Dutch pension transition not yet in the pocket

Prof. Hans van Meerten and mr. Jorik van Zanden about Dutch pension system

The 2 trillion Euro pension system in the Netherlands – routinely cited as among the world’s “best” – is undergoing an historically unprecedented re-invention.  Consistent with a 2020 agreement between Dutch social partners, the system is converting from guaranteed-outcome defined benefit pension schemes (DB) into defined contribution savings plans (DC).


A wordwide transition to DC schemes

The world’s other great funded DB pension powers – the UK, United States and Canada – are undertaking a  transition by enrolling nearly all new workers in DC plans and letting DB plans dwindle as aging beneficiaries leave the workforce.  In Netherlands, these systems will not run in tandem; the DB system will be converted into a DC system. A similar conversion has never been undertaken in any pension market and many details are unclear. 

The drivers of this DB to DC transition are consistent worldwide. Aging demographics, declining support ratios (roughly the worker-to-retiree ratio), more mobile workforces that change jobs more frequently and flattening interest rates that seem to have eroded the ability of pension funds to guarantee benefits. 


Potential burdens for a smooth transition

Dutch policy makers appear to underestimate the potentially problematic nature pension rights

In The Netherlands, the reputational success of the system almost certainly led to policy complacency – a notorious enemy of progress.  In our view this complacency has left fundamental legal questions unanswered.  The guaranteed returns of DB pension funds are considered “pension rights” under European law.  And the replacement of these guarantees with market-based investment returns may be considered a breach of property rights, which in turn may lead pensioners to initiate court cases that could impede the transition.

In putting forward the conversion plan, Dutch policy makers appear to underestimate the potentially problematic nature of these pension rights.  The issue turns on the 1999 decision of the European Court of Justice, in the case of Albany, in which plaintiffs alleged that mandatory participation in multiemployer pension plans was anti-competitive.  The Court held, however, that obligatory participation was permissible under competition law because of the high degree of solidarity of these funds.

The reform appears to fail to address the issues that should have been addressed most.

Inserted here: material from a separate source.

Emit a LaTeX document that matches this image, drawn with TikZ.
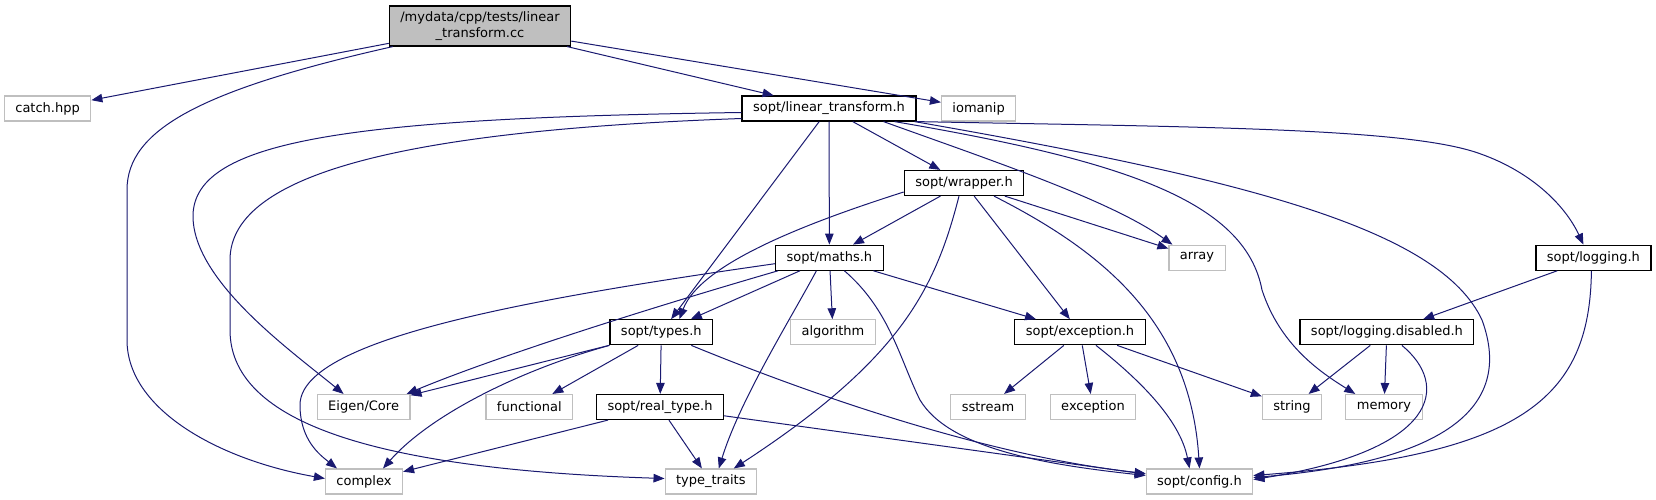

But in the intervening 21 years since the Albany case, the financial and economic crises have wreaked havoc on pension fund returns, bond yields have continued to decline and the non-indexation of plan benefits to inflation has become the norm.  The new DC scheme has several elements designed to ensure maintain mandatory participation.  For example, the plans will include a “solidarity buffer” designed to smooth out market fluctuations.  In high return markets, a certain percentage of assets would be set aside to dampen the blow when markets fall.  But how would this work, exactly? And will it hold up in court? We doubt anyone fully understands. 

Another concern for Dutch workers who are obliged to divert around a fifth of their paychecks to retirement provision, is that minimal care has been taken to ensure that assets aren’t allocated to unsustainable or unwanted investments – for example, petroleum production, or weapons.  Even though the transition aims to “personalize” retirement finance, savers seem to have little control over the allocation of their assets.

To conclude: The reform appears to fail to address the issues that should have been addressed most.

Defined-Benefit (DB) versus Defined-Contribution (DC) schemes

There are various types of pension scheme. The most common is the benefit scheme, or defined benefit (DB) scheme. In this scheme, the amount of pension depends on the number of years worked and the contribution paid. Virtually all these schemes are based on average pay, with the pension accrued always related to the income in a particular year. Average pay schemes usually feature conditional indexation. This means that the pension entitlements of both those in work and pensioners will, in principle, be adjusted each year in line with inflation or the wage increase in the sector.

In addition to defined benefit schemes there are contribution schemes, known as defined contribution (DC) schemes. In these schemes the amount of pension depends on the contributions paid in during the accrual phase and the return on these contributions. The capital has to be converted into a periodic benefit on retirement. In principle, the employee bears both the investment risk and the interest-rate risk (the risk that the rate for the purchase of an annuity will change).